Es mag sein, dass Herzog & de Meuron deswegen im Innenraum mit Raffinesse ihre Gestaltungsfreiheit erobert haben, mit der sie so souverän umzugehen wissen.

Lob der Vielfalt

Klar, jede Jury macht alles falsch. Keiner, der anschließend mit dem Ergebnis konfrontiert wird, kennt jedoch die Dynamik, die sich im Gefecht von Alphatierchen – nur solche sitzen in den Jurys – argumentativ und emotional entwickelt. So lohnt sich der Blick auf nachplatzierte Arbeiten in den allermeisten Fällen sehr.* Aus den vielen, bemerkenswerten Entwürfen seien sehr andersartige kurz angesprochen.
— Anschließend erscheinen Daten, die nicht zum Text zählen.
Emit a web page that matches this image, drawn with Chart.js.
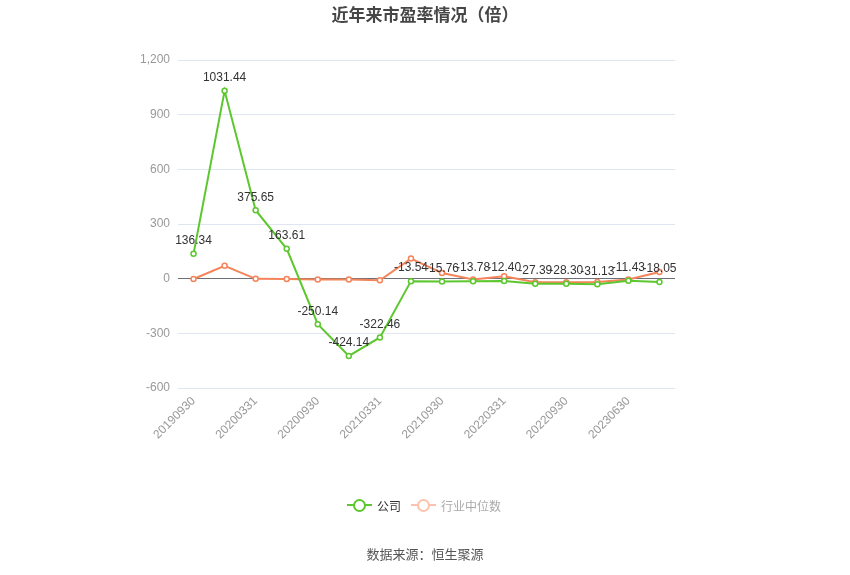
<!DOCTYPE html>
<html><head><meta charset="utf-8">
<script src="https://cdn.jsdelivr.net/npm/chart.js@4.4.1/dist/chart.umd.min.js"></script>
<style>
html,body{margin:0;padding:0;background:#fff;}
#wrap{position:relative;width:850px;height:575px;font-family:"Liberation Sans","Noto Sans CJK SC",sans-serif;}
#c{position:absolute;left:0;top:0;}
.title{position:absolute;left:0;width:850px;top:1px;text-align:center;font-size:17px;font-weight:bold;color:#464646;font-family:"Noto Sans CJK SC",sans-serif;}
.src{position:absolute;left:0;width:850px;top:544px;text-align:center;font-size:13px;color:#555;font-family:"Noto Sans CJK SC",sans-serif;}
.legend{position:absolute;top:496px;left:347px;height:18px;font-size:12px;font-family:"Noto Sans CJK SC",sans-serif;display:flex;align-items:center;}
.li{display:flex;align-items:center;margin-right:10px;}
.sym{position:relative;width:25px;height:14px;margin-right:5px;}
.sym .ln{position:absolute;left:0;top:6px;width:25px;height:2px;}
.sym .ci{position:absolute;left:6px;top:1px;width:9px;height:9px;border-radius:50%;background:#fff;border:2px solid;}
</style></head>
<body><div id="wrap">
<canvas id="c" width="850" height="575"></canvas>
<div class="title">近年来市盈率情况（倍）</div>
<div class="legend">
 <div class="li"><div class="sym"><div class="ln" style="background:#5cc72e"></div><div class="ci" style="border-color:#5cc72e"></div></div><span style="color:#333">公司</span></div>
 <div class="li"><div class="sym"><div class="ln" style="background:#fbc3ad"></div><div class="ci" style="border-color:#fbc3ad"></div></div><span style="color:#aaa">行业中位数</span></div>
</div>
<div class="src">数据来源：恒生聚源</div>
</div>
<script>
const categories = ["20190930","20191231","20200331","20200630","20200930","20201231","20210331","20210630","20210930","20211231","20220331","20220630","20220930","20221231","20230630","20230930"];
const companyPE = [136.34,1031.44,375.65,163.61,-250.14,-424.14,-322.46,-13.54,-15.76,-13.78,-12.40,-27.39,-28.30,-31.13,-11.43,-18.05];
const industryPE = [-2,71,-1,-2,-5,-5,-9,110,31,-5,13,-20,-20,-18,-5,37];
const yTicks = [-600,-300,0,300,600,900,1200];

const GREEN = "#5cc72e", ORANGE = "#f4845a";

const labelPlugin = {
  id: "valLabels",
  afterDatasetsDraw(chart) {
    const ctx = chart.ctx;
    const meta = chart.getDatasetMeta(0);
    ctx.save();
    ctx.font = "12px 'Liberation Sans', sans-serif";
    ctx.fillStyle = "#333";
    ctx.textAlign = "center";
    ctx.textBaseline = "bottom";
    meta.data.forEach((pt, i) => {
      ctx.fillText(companyPE[i].toFixed(2), pt.x, pt.y - 7);
    });
    ctx.restore();
  }
};

new Chart(document.getElementById("c"), {
  type: "line",
  data: {
    labels: categories,
    datasets: [
      {label:"公司", data: companyPE, borderColor: GREEN, backgroundColor:"#fff", pointBackgroundColor:"#fff", pointBorderColor: GREEN, borderWidth:2, pointRadius:2.5, pointBorderWidth:1.5, tension:0},
      {label:"行业中位数", data: industryPE, borderColor: ORANGE, backgroundColor:"#fff", pointBackgroundColor:"#fff", pointBorderColor: ORANGE, borderWidth:2, pointRadius:2.5, pointBorderWidth:1.5, tension:0}
    ]
  },
  options: {
    responsive: false,
    animation: false,
    devicePixelRatio: 1,
    layout: { padding: { left: 0, right: 175, top: 60, bottom: 0 } },
    plugins: { legend: { display: false }, title: { display: false }, tooltip: { enabled: false } },
    scales: {
      x: {
        offset: true,
        grid: { display: false },
        border: { display: false },
        ticks: {
          autoSkip: false, minRotation: 45, maxRotation: 45, padding: -2,
          color: "#999", font: { size: 12, family: "'Liberation Sans', sans-serif" },
          callback: (v, i) => (i % 2 === 0 ? categories[i] : "")
        },
        afterFit: (s) => { s.height = 575 - 388 - 0; }
      },
      y: {
        min: -600, max: 1200,
        afterBuildTicks: (s) => { s.ticks = yTicks.map(v => ({ value: v })); },
        grid: {
          drawTicks: false,
          color: (c) => (c.tick && c.tick.value === 0 ? "#6e7079" : "#e0e6f1"),
          lineWidth: 1
        },
        border: { display: false },
        ticks: {
          padding: 8, color: "#999", font: { size: 12, family: "'Liberation Sans', sans-serif" },
          callback: (v) => v.toLocaleString("en-US")
        },
        afterFit: (s) => { s.width = 178; }
      }
    }
  },
  plugins: [labelPlugin]
});
</script>
</body></html>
OMA reagierte mit einer pyramidenförmigen Gebäudekontur, die wenigstens Blickbezüge frei und couragiert das Museum nach außen strahlen ließe. SANAA versuchte, die Masse des Museumsbaus in einer Art Gartenhausinterpretation so weit zu reduzieren, wie es nur ging. Aires Mateus verlagerten die Baumasse nach oben, um freie Flächen darunter zu suggerieren. Lundgaard & Tranberg entschieden sich für eine amöbenförmige Gebäudekontur, Bruno Frioretto Marquez bauten kompakt in die Höhe, um möglichst viele Blickachsen zu den Bestandsgebäude freizuhalten. Bleibt die Hoffnung, dass der Wettbewerb als Ganzes von der Stiftung Preussischer Kulturbesitz sehr sorgfältig dokumentiert werde. Nicht zuletzt, weil Architekten immer wieder das Unmögliche möglich machen wollen.
So zeugt schließlich der Wettbewerb als Ganzes auch von ambitionierten Architekten. Nur Einer kann  gewinnen, wenn gebaut werden soll. Herzog & de Meuron sei alles Gute gewünscht, um in Berlin, der Vorhölle des Bauens als Grauen, ein gutes Museum zustande zu bringen. Einem der eindrucksvollsten, stadträumlichen Ensembles im Nachkriegs-Berlin wurde allerdings von politischer Seite keine Chance gegeben.

* Alle Entwürfe des Realisierungswettbewerbes werden vom 18. November 2016 bis 8. Januar 2017 im Kulturforum zu sehen sein.